The family of a Lawrence County is shocked to hear the news.
"Evil can come in the form of a 14 year old," said Candy Cheatham.
Cheatham's father, Cole Cannon, died in July of 2003 when two teenage boys beat him with a baseball bat and then set his trailer on fire.
"Evan Miller took my dads T-shirt, put it over his head and said ‘Cole I am God and I come to take your life.'"
Miller, 14 at the time, was sentenced to life without parole.
Alabama, and 28 other states, have mandatory life without parole sentences for juveniles found guilty of capital murder. Miller's sentence was contested all the way to the top court. Groups like the American Psychiatric Association and the American Bar Association threw their support behind the change.
Miller's Attorney Bryan Stevenson released this statement after today's ruling:
"This is an important win for children. The Court took a significant step forward by recognizing the fundamental unfairness of mandatory death-in-prison sentences that don't allow sentencers to consider the unique status of children and their potential for change," said Stevenson. "The Court has recognized that children need additional attention and protection in the criminal justice system," he continued.
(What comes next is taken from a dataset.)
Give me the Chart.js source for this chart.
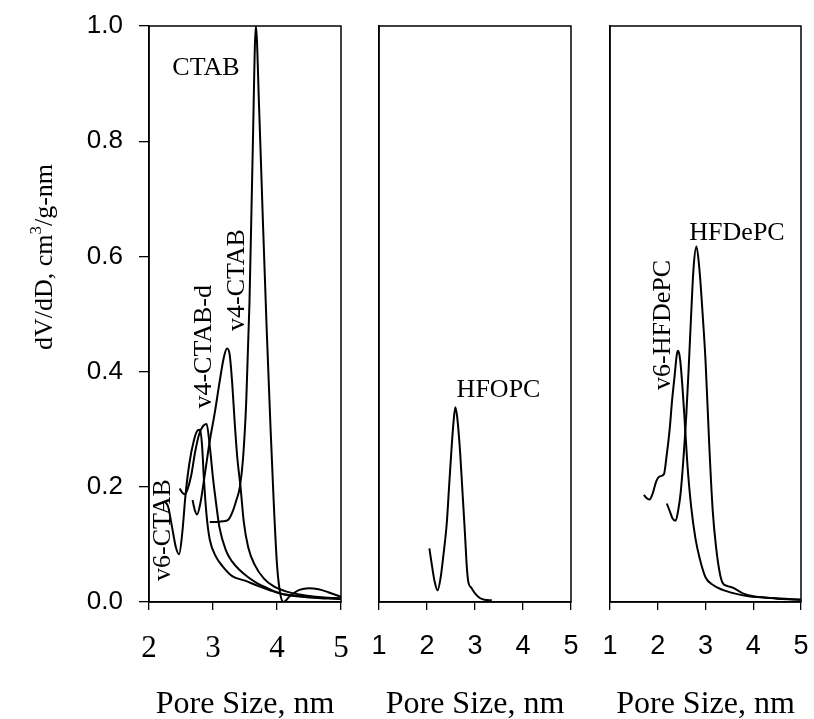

The vote was far from unanimous, 5 to 4, and the public is split on the issue as well.
"No child should be held accountable for their acts for the rest of their life," said Huntsville resident Jordan Heintz.
Cheatham, with old wounds reopened, says her journey to recovery and acceptance, is beginning all over again
"The decision just came today so there is still some shock, there is still upset. I have cried pretty much all day long so I'll still have to process this."
In 2005 the court ruled that juveniles cannot be sentenced to death. Juveniles can still be sentenced to life without parole for murder, but the judge is now required to take into account the child's age and potential for rehabilitation.